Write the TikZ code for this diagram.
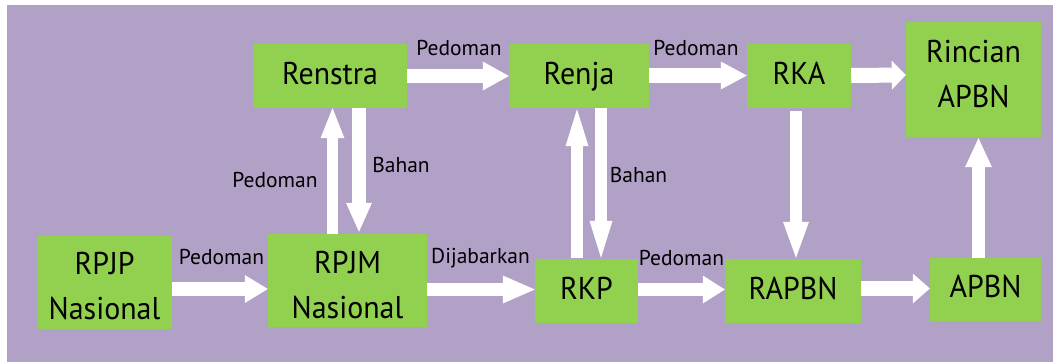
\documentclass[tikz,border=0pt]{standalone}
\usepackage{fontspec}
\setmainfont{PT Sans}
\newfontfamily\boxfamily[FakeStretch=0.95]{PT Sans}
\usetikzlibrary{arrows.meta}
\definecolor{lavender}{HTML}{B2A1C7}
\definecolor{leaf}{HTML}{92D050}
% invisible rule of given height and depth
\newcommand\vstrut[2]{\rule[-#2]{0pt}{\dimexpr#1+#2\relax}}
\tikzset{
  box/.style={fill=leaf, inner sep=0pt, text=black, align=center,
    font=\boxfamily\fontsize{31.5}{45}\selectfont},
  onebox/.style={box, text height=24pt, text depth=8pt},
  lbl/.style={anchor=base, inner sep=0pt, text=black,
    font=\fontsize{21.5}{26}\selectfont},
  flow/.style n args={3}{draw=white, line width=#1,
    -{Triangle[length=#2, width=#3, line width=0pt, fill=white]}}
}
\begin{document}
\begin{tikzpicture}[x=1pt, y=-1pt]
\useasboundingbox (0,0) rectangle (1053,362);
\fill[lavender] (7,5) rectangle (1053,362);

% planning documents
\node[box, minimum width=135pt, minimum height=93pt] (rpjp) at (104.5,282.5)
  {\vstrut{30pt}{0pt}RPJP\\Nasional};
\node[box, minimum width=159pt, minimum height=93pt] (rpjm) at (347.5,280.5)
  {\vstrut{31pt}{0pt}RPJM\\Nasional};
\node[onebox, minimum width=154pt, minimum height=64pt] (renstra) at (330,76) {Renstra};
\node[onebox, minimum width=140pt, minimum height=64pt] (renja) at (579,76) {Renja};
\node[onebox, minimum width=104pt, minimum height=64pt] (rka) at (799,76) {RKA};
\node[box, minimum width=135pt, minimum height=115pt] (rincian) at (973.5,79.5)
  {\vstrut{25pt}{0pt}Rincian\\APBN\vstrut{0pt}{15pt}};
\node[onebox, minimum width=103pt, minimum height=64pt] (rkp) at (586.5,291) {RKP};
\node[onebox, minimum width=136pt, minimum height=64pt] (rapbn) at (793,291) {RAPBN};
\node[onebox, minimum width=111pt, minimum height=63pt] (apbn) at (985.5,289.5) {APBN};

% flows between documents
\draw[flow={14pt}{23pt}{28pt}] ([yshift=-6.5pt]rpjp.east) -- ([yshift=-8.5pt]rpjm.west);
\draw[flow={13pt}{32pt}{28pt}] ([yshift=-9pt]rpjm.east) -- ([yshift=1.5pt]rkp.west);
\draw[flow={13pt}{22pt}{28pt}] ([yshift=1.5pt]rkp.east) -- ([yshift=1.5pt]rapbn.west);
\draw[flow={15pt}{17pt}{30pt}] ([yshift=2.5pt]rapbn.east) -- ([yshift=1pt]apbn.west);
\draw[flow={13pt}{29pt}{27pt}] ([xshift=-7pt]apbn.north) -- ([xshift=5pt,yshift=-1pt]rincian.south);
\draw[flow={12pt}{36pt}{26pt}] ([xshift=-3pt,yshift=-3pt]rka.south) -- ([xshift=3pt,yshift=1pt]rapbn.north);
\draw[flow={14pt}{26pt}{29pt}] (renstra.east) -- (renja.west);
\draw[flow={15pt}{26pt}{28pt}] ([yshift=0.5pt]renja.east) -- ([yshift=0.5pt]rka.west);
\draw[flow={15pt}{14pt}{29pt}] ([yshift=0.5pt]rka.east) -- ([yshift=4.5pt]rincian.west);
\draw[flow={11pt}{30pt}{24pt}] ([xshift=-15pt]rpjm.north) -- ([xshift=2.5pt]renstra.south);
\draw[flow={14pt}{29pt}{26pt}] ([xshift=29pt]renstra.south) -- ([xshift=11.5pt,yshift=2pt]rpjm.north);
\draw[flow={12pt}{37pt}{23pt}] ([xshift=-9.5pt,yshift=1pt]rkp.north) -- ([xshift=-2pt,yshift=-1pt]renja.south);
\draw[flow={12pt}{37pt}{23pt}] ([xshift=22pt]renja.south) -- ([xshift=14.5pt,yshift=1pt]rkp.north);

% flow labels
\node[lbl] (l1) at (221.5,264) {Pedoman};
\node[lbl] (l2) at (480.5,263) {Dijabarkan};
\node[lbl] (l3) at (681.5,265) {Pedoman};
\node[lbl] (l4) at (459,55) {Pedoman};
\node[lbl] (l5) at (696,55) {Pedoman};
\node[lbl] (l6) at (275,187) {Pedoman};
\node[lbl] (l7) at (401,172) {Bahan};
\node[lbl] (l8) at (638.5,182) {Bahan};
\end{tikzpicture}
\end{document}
•••••
TASK DIRECTIONS: Copy out the whole listing exactly, and don't carry over any pictures.

EXPECTED ANSWER:
Write the TikZ code for this diagram.
\documentclass[tikz,border=0pt]{standalone}
\usepackage{fontspec}
\setmainfont{PT Sans}
\newfontfamily\boxfamily[FakeStretch=0.95]{PT Sans}
\usetikzlibrary{arrows.meta}
\definecolor{lavender}{HTML}{B2A1C7}
\definecolor{leaf}{HTML}{92D050}
% invisible rule of given height and depth
\newcommand\vstrut[2]{\rule[-#2]{0pt}{\dimexpr#1+#2\relax}}
\tikzset{
  box/.style={fill=leaf, inner sep=0pt, text=black, align=center,
    font=\boxfamily\fontsize{31.5}{45}\selectfont},
  onebox/.style={box, text height=24pt, text depth=8pt},
  lbl/.style={anchor=base, inner sep=0pt, text=black,
    font=\fontsize{21.5}{26}\selectfont},
  flow/.style n args={3}{draw=white, line width=#1,
    -{Triangle[length=#2, width=#3, line width=0pt, fill=white]}}
}
\begin{document}
\begin{tikzpicture}[x=1pt, y=-1pt]
\useasboundingbox (0,0) rectangle (1053,362);
\fill[lavender] (7,5) rectangle (1053,362);

% planning documents
\node[box, minimum width=135pt, minimum height=93pt] (rpjp) at (104.5,282.5)
  {\vstrut{30pt}{0pt}RPJP\\Nasional};
\node[box, minimum width=159pt, minimum height=93pt] (rpjm) at (347.5,280.5)
  {\vstrut{31pt}{0pt}RPJM\\Nasional};
\node[onebox, minimum width=154pt, minimum height=64pt] (renstra) at (330,76) {Renstra};
\node[onebox, minimum width=140pt, minimum height=64pt] (renja) at (579,76) {Renja};
\node[onebox, minimum width=104pt, minimum height=64pt] (rka) at (799,76) {RKA};
\node[box, minimum width=135pt, minimum height=115pt] (rincian) at (973.5,79.5)
  {\vstrut{25pt}{0pt}Rincian\\APBN\vstrut{0pt}{15pt}};
\node[onebox, minimum width=103pt, minimum height=64pt] (rkp) at (586.5,291) {RKP};
\node[onebox, minimum width=136pt, minimum height=64pt] (rapbn) at (793,291) {RAPBN};
\node[onebox, minimum width=111pt, minimum height=63pt] (apbn) at (985.5,289.5) {APBN};

% flows between documents
\draw[flow={14pt}{23pt}{28pt}] ([yshift=-6.5pt]rpjp.east) -- ([yshift=-8.5pt]rpjm.west);
\draw[flow={13pt}{32pt}{28pt}] ([yshift=-9pt]rpjm.east) -- ([yshift=1.5pt]rkp.west);
\draw[flow={13pt}{22pt}{28pt}] ([yshift=1.5pt]rkp.east) -- ([yshift=1.5pt]rapbn.west);
\draw[flow={15pt}{17pt}{30pt}] ([yshift=2.5pt]rapbn.east) -- ([yshift=1pt]apbn.west);
\draw[flow={13pt}{29pt}{27pt}] ([xshift=-7pt]apbn.north) -- ([xshift=5pt,yshift=-1pt]rincian.south);
\draw[flow={12pt}{36pt}{26pt}] ([xshift=-3pt,yshift=-3pt]rka.south) -- ([xshift=3pt,yshift=1pt]rapbn.north);
\draw[flow={14pt}{26pt}{29pt}] (renstra.east) -- (renja.west);
\draw[flow={15pt}{26pt}{28pt}] ([yshift=0.5pt]renja.east) -- ([yshift=0.5pt]rka.west);
\draw[flow={15pt}{14pt}{29pt}] ([yshift=0.5pt]rka.east) -- ([yshift=4.5pt]rincian.west);
\draw[flow={11pt}{30pt}{24pt}] ([xshift=-15pt]rpjm.north) -- ([xshift=2.5pt]renstra.south);
\draw[flow={14pt}{29pt}{26pt}] ([xshift=29pt]renstra.south) -- ([xshift=11.5pt,yshift=2pt]rpjm.north);
\draw[flow={12pt}{37pt}{23pt}] ([xshift=-9.5pt,yshift=1pt]rkp.north) -- ([xshift=-2pt,yshift=-1pt]renja.south);
\draw[flow={12pt}{37pt}{23pt}] ([xshift=22pt]renja.south) -- ([xshift=14.5pt,yshift=1pt]rkp.north);

% flow labels
\node[lbl] (l1) at (221.5,264) {Pedoman};
\node[lbl] (l2) at (480.5,263) {Dijabarkan};
\node[lbl] (l3) at (681.5,265) {Pedoman};
\node[lbl] (l4) at (459,55) {Pedoman};
\node[lbl] (l5) at (696,55) {Pedoman};
\node[lbl] (l6) at (275,187) {Pedoman};
\node[lbl] (l7) at (401,172) {Bahan};
\node[lbl] (l8) at (638.5,182) {Bahan};
\end{tikzpicture}
\end{document}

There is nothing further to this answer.